AKoin is strategically built by Akon to create benefits for those on African soil, disadvantaged by political and social circumstances.
Earlier this year, Akon announced he would be launching his own cryptocurrency called Akoin. Months after the singer/producer revealed his plans, he sat down with Revolt TV’s Drink Champ series to discuss the venture and why people should invest in his crypto.
“So, what you’re investing in is the future of Africa, when you invest in Akoin,” he said (7:11), before explaining his decision to launch Akoin. “[…] I realized that this crypto is going to be the future in currency. I just watch how things changed drastically in time to digital […] Crypto is going to become the next digital currency. So if you don’t invest in that now, if you don’t see that coming, you’re a fool.”

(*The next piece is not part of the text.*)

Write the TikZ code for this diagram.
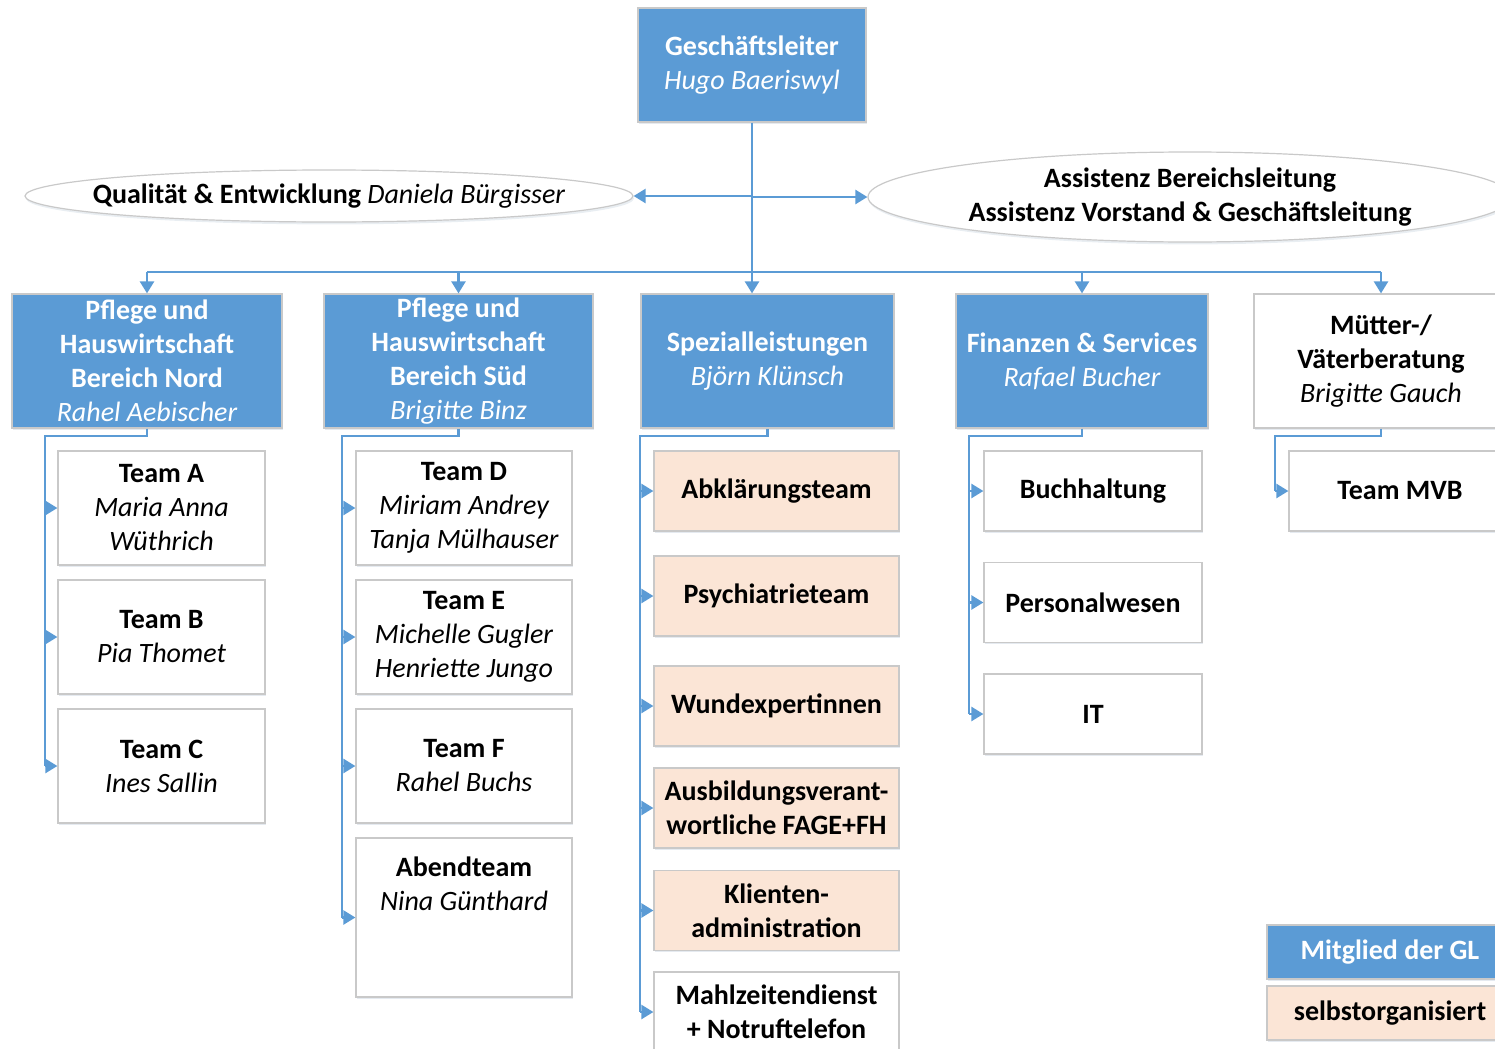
\documentclass[tikz,border=0pt]{standalone}
\usepackage{fontspec}
\setmainfont{Carlito}
\usetikzlibrary{arrows.meta,shapes.geometric,shadows}
\definecolor{glblue}{HTML}{5B9BD5}
\definecolor{peach}{HTML}{FBE5D6}
\definecolor{rim}{HTML}{C9C9C9}
\newcommand{\pname}[1]{{\mdseries\itshape #1}}
\tikzset{
	box/.style={rectangle, draw=rim, line width=0.6pt, align=center, inner sep=0pt,
		font=\fontsize{14}{17}\selectfont\bfseries,
		drop shadow={shadow xshift=0.7pt, shadow yshift=-0.9pt, opacity=0.18, fill=glblue!50!gray}},
	glbox/.style={box, fill=glblue, text=white},
	wbox/.style={box, fill=white},
	selfbox/.style={box, fill=peach},
	oval/.style={ellipse, draw=rim, fill=white, line width=0.6pt, inner sep=0pt,
		drop shadow={shadow xshift=0.5pt, shadow yshift=-1.2pt, opacity=0.15, fill=glblue!50!gray}},
	ovaltext/.style={align=center, inner sep=0pt, font=\fontsize{14}{17}\selectfont\bfseries},
	link/.style={draw=glblue, line width=1.2pt},
	arr/.style={link, -{Triangle[width=7pt,length=6pt]}}
}
\begin{document}
\begin{tikzpicture}[x=0.5pt,y=-0.5pt]
		\useasboundingbox (0,0) rectangle (1495,1049);
		\clip (0,0) rectangle (1495,1049);
		\node[glbox, minimum width=114pt, minimum height=57pt] (chef) at (752,65) {Geschäftsleiter\\\pname{Hugo Baeriswyl}};
		\node[oval, minimum width=304pt, minimum height=26pt] (qe) at (329,196) {};
		\node[ovaltext] (qetext) at (qe.center) {Qualität \& Entwicklung \pname{Daniela Bürgisser}};
		\node[oval, minimum width=322pt, minimum height=45pt] (asst) at (1190,197) {};
		\node[ovaltext] (assttext) at (asst.center) {Assistenz Bereichsleitung\\Assistenz Vorstand \& Geschäftsleitung};
		\node[glbox, minimum width=135pt, minimum height=67pt] (nord) at (147,361) {Pflege und\\Hauswirtschaft\\Bereich Nord\\\pname{Rahel Aebischer}};
		\node[glbox, minimum width=134.5pt, minimum height=67pt] (sued) at (458.5,361) {Pflege und\\Hauswirtschaft\\Bereich Süd\\\pname{Brigitte Binz}};
		\node[glbox, minimum width=126.5pt, minimum height=67pt] (spez) at (767.5,361) {Spezialleistungen\\\pname{Björn Klünsch}};
		\node[glbox, minimum width=126pt, minimum height=67pt] (fin) at (1082,361) {Finanzen \& Services\\\pname{Rafael Bucher}};
		\node[wbox, minimum width=127pt, minimum height=67pt] (mvb) at (1381,361) {Mütter-/\\Väterberatung\\\pname{Brigitte Gauch}};
		\node[wbox, minimum width=103.5pt, minimum height=57pt] (teamA) at (161.5,508) {Team A\\\pname{Maria Anna}\\\pname{Wüthrich}};
		\node[wbox, minimum width=103.5pt, minimum height=57pt] (teamB) at (161.5,637) {Team B\\\pname{Pia Thomet}};
		\node[wbox, minimum width=103.5pt, minimum height=57pt] (teamC) at (161.5,766) {Team C\\\pname{Ines Sallin}};
		\node[wbox, minimum width=108pt, minimum height=57pt] (teamD) at (464,508) {Team D\\\pname{Miriam Andrey}\\\pname{Tanja Mülhauser}};
		\node[wbox, minimum width=108pt, minimum height=57pt] (teamE) at (464,637) {Team E\\\pname{Michelle Gugler}\\\pname{Henriette Jungo}};
		\node[wbox, minimum width=108pt, minimum height=57pt] (teamF) at (464,766) {Team F\\\pname{Rahel Buchs}};
		\node[wbox, minimum width=108pt, minimum height=79.5pt] (abend) at (464,917.5) {Abendteam\\\pname{Nina Günthard}\\~\\~};
		\node[selfbox, minimum width=122.5pt, minimum height=40pt] (abkl) at (776.5,491) {Abklärungsteam};
		\node[selfbox, minimum width=122.5pt, minimum height=40pt] (psych) at (776.5,596) {Psychiatrieteam};
		\node[selfbox, minimum width=122.5pt, minimum height=40pt] (wund) at (776.5,706) {Wundexpertinnen};
		\node[selfbox, minimum width=122.5pt, minimum height=40pt] (ausb) at (776.5,808) {Ausbildungsverant-\\wortliche FAGE+FH};
		\node[selfbox, minimum width=122.5pt, minimum height=40pt] (klient) at (776.5,910.5) {Klienten-\\administration};
		\node[wbox, minimum width=122.5pt, minimum height=40pt] (mahl) at (776.5,1012) {Mahlzeitendienst\\+ Notruftelefon};
		\node[wbox, minimum width=109pt, minimum height=40pt] (buch) at (1093,491) {Buchhaltung};
		\node[wbox, minimum width=109pt, minimum height=40pt] (pers) at (1093,602.5) {Personalwesen};
		\node[wbox, minimum width=109pt, minimum height=40pt] (it) at (1093,714) {IT};
		\node[wbox, minimum width=111pt, minimum height=40pt] (teammvb) at (1400,491) {Team MVB};
		\node[glbox, minimum width=123pt, minimum height=27pt] (leggl) at (1390,952) {Mitglied der GL};
		\node[selfbox, minimum width=123pt, minimum height=27pt] (legself) at (1390,1013) {selbstorganisiert};
		\coordinate (bus) at (752,272);
		\draw[arr] (chef.south) -- (chef.south |- spez.north);
		\draw[arr] (chef.south |- qe.east) -- (qe.east);
		\draw[arr] (chef.south |- asst.west) -- (asst.west);
		\draw[link] (nord.north |- bus) -- (mvb.north |- bus);
		\foreach \b in {nord,sued,fin,mvb}
			\draw[arr] (\b.north |- bus) -- (\b.north);
		\coordinate (nordtrunk) at (45,436);
		\coordinate (suedtrunk) at (342,436);
		\coordinate (speztrunk) at (640,436);
		\coordinate (fintrunk) at (969,436);
		\coordinate (mvbtrunk) at (1275,436);
		\draw[link] (nord.south) |- (nordtrunk) -- (nordtrunk |- teamC.west);
		\draw[link] (sued.south) |- (suedtrunk) -- (suedtrunk |- abend.west);
		\draw[link] (spez.south) |- (speztrunk) -- (speztrunk |- mahl.west);
		\draw[link] (fin.south) |- (fintrunk) -- (fintrunk |- it.west);
		\draw[link] (mvb.south) |- (mvbtrunk) -- (mvbtrunk |- teammvb.west);
		\foreach \t in {teamA,teamB,teamC}
			\draw[arr] (nordtrunk |- \t.west) -- (\t.west);
		\foreach \t in {teamD,teamE,teamF,abend}
			\draw[arr] (suedtrunk |- \t.west) -- (\t.west);
		\foreach \t in {abkl,psych,wund,ausb,klient,mahl}
			\draw[arr] (speztrunk |- \t.west) -- (\t.west);
		\foreach \t in {buch,pers,it}
			\draw[arr] (fintrunk |- \t.west) -- (\t.west);
		\draw[arr] (mvbtrunk |- teammvb.west) -- (teammvb.west);
	\end{tikzpicture}
\end{document}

Akon went on to explain how blockchain technology works and how crypto—such as Bitcoin and Monero—is only valuable because people think it’s valuable. He compared this concept to sneakers, and how certain models are worth more because consumers covet them. Of course, there are other factors that drive crypto price, but Akon’s explanation lays out the main factor in crypto value: confidence.
“Crypto isn’t really back by nothing—like, Bitcoin ain’t backed by anything,” he said. “It’s backed by the popularity and the trust factor […] That’s any currency, it’s whatever the people say it’s worth.”
Akon went on to encourage both aspiring and experienced entrepreneurs to invest in Akoin. He revealed the crypto will be up for purchase next month and will be available on various platforms.
“It’s going to be everywhere—I mean, Akoin is actually going to be in more places than Bitcoin itself,” he claimed. “Because in Africa we have an open platform.”
Akon goes on to talk about his mission to provide electricity throughout Africa with the use of solar grids. He also said he first got the idea when it became difficult to put on live performances in certain places.
“We were trying to do concerts in certain parts of Africa but we couldn’t’ do it because there was no electricity,” he explained (12:11). “[…] And there was an area where there was electricity, but when we went to go do the concert, before the second song even came on, all the lights went out. And that’s when I was, like, ‘Man, something’s gotta give here.’ And that’s what triggered it.”
‘Crypto is internet boom for Africa’
But Rasheed Alabi, a risk management analyst, says Africans see cryptocurrencies as a means of achieving financial independence and escaping the continent’s ailing economies.
“We missed the internet boom, crypto is another opportunity for us,” Alabi says.
With African governments tightly controlling several sectors including banking and internet access, Africa’s crypto evangelists say blockchain offers an instrument that the government cannot regulate.
“Governments around the world are already losing their voice when it comes to becoming their citizens’ financial and security advisers. People don’t trust the government anymore and the global liberalist movement is fast rising,” Alabi told CNN.
However, a major obstacle that Akon’s AKOin must overcome is regaining the trust of some Africans who are wary after losing savings to online investment ventures and ponzi schemes such as MMM.
Data shows that investment in cryptocurrency is growing In Africa, South Africans and Nigerians are the highest ranked African countries with the largest volume of cryptocurrency transactions, according to data from CryptoCompare.
Instead of continuing to oppose its adoption, Alabi said African governments need to get on board and share Akon’s vision by keeping an open policy, he says.
Some African governments are already taking steps to embrace blockchain technologies.
In Ghana, it is being deployed by the land registry to tackle fraud. Kenya is boosting remittances with the technology while in South Africa, it is being used for identity verification.